Thinking a bit more about this I believe that


(char "") -> 0 ; previous to 9.3.0

is actually wrong. The 'char' function does not work on binary characters, so it should never return a 0 because zero is not a valid character in neither ASCII or UTF-8. The "" string is empty and does not have any characters. The fact that C-strings are finished with 0 is a C-issue.



So 9.3.0 behavior will stay ;-), but perhaps return 'nil' on an empty string?



ps: I deleted my previous post.

ghfischer

#3
I'm of the opinion that char should move from strings to integers and not introduce nil.  I think the empty string is a valid special case where 0 should be returned.



That being said I'm ok with char returning errors if the offset is out of bounds.  I'd argue that any argument to the offset for an empty string should be an out of bounds error - but looking at the code it seems easier to just make offset=0 a special case rather that test offset for nil.



0 is a valid character in the ascii set, it's the nul character.

So if (char 0) --> "00" then (char "00") --> 0.

"" is simply shorthand for "00".

xytroxon

#4
What do other languages do?



Python has the ord function...

http://docs.python.org/lib/built-in-funcs.html">//http://docs.python.org/lib/built-in-funcs.html



>>> ord("A")

65



>>> ord("AB")

TypeError: ord() expected a character, but string of length 2 found



>>> ord("")

TypeError: ord() expected a character, but string of length 0 found



------------



Python's chr function behaves as follows:



>>> chr(-1)

ValueError: chr() arg not in range(256)



>>> chr(0)

'x00'



>>> chr(123)

'{'



>>> chr(257)

ValueError: chr() arg not in range(256)



---------



Anyone use Ruby or other languages?
\"Many computers can print only capital letters, so we shall not use lowercase letters.\"

-- Let\'s Talk Lisp (c) 1976

maq

#5
Quote from: "Lutz"


The new behavior in 9.3.0 occurred after introducing error reporting for out of range indices on strings.




I looked on the 9.3 release notes and did not see anything related to this, or the similar new behavior on lists. Could you please direct me to an explanation of the new behavior. This change is causing many things to break in a pre-9.3 codebase that I am working from and I need a systemic way to identify all the affected functions and correct them.


Quote from: "Lutz"
So 9.3.0 behavior will stay ;-), but perhaps return 'nil' on an empty string?


I would argue that returning a nil is better than erroring out and thus requiring additional code to test if the input is within bounds (e.g. not empty) or to catch the error.
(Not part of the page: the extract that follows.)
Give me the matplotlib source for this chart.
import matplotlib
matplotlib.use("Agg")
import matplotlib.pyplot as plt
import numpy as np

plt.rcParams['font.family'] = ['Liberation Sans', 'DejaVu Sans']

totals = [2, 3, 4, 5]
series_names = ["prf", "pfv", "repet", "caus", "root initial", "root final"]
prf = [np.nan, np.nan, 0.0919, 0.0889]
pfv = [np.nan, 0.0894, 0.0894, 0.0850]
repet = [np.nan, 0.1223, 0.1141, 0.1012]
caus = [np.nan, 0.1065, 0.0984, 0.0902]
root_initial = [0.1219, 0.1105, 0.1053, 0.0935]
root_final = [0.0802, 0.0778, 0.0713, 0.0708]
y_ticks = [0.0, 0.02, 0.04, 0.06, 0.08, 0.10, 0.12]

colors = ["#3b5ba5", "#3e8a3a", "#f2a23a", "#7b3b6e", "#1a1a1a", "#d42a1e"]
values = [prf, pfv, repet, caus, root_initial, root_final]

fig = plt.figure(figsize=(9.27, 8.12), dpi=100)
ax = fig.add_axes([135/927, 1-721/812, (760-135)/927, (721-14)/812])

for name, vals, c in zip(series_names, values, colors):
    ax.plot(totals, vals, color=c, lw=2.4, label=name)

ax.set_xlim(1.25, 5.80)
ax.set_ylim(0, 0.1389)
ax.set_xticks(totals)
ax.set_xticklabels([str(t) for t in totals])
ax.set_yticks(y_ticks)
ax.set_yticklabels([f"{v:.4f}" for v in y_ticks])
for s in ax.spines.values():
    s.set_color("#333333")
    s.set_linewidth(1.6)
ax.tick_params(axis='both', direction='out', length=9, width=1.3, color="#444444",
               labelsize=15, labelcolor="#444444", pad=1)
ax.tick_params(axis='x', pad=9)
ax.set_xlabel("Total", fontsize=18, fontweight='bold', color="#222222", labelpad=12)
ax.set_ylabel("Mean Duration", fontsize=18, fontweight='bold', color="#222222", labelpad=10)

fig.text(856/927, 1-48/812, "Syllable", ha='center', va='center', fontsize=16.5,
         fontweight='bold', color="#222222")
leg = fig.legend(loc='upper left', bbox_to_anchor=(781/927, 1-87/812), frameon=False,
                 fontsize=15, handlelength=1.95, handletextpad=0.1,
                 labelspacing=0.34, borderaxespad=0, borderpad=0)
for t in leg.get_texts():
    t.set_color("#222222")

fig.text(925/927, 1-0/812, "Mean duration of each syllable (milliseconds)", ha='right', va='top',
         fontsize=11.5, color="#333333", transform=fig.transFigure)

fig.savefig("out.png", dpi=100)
It jut seems that this one could go either way, so why not default towards an implementation that results in less code.

newdep

#6
Just a mind set..



(get-char) returns "x00"



(get-char "") returns 0



(char) returns "00"



so i would assume (char "") to return 0





But logicaly spoken (char "") is nil







(To be honest, i dont like "string index out of bounds in function char")

I like more consistent global returns of nil when its not-true or out of bounds. because the use of (nil? ...) just fits it perfectly.. or (zero? ...)
-- (define? (Cornflakes))

Lutz

#7
in develpment version 9.3.10 tomorrrow



(char "") => nil

empty string and 0 character not defined as displayable in ASCII and UTF-8, also "" and "00" are not the same (= "" "00") => nil. Now can do: (if (char str) ...)



(char), (get-char)

will give a missing parameter error message (also get-int, get-float, get-string)



(get-char "") => 0

get-char gets the byte at the address of the empty string, which is a zero byte, stays as is.

newdep

#8
I realy must have missed 9.3.9..

I thought I had it but there is only a 9.3.8 to be found..



9.3.9 must have been a ghost release when we move to 9.3.10 ;-)
-- (define? (Cornflakes))

cormullion

#9
I think the list index out of bounds was discussed at length here and is also mentioned in the 9.3 release notes. Not sure about strings...



I had to fix a bit of my code too. I sympathize!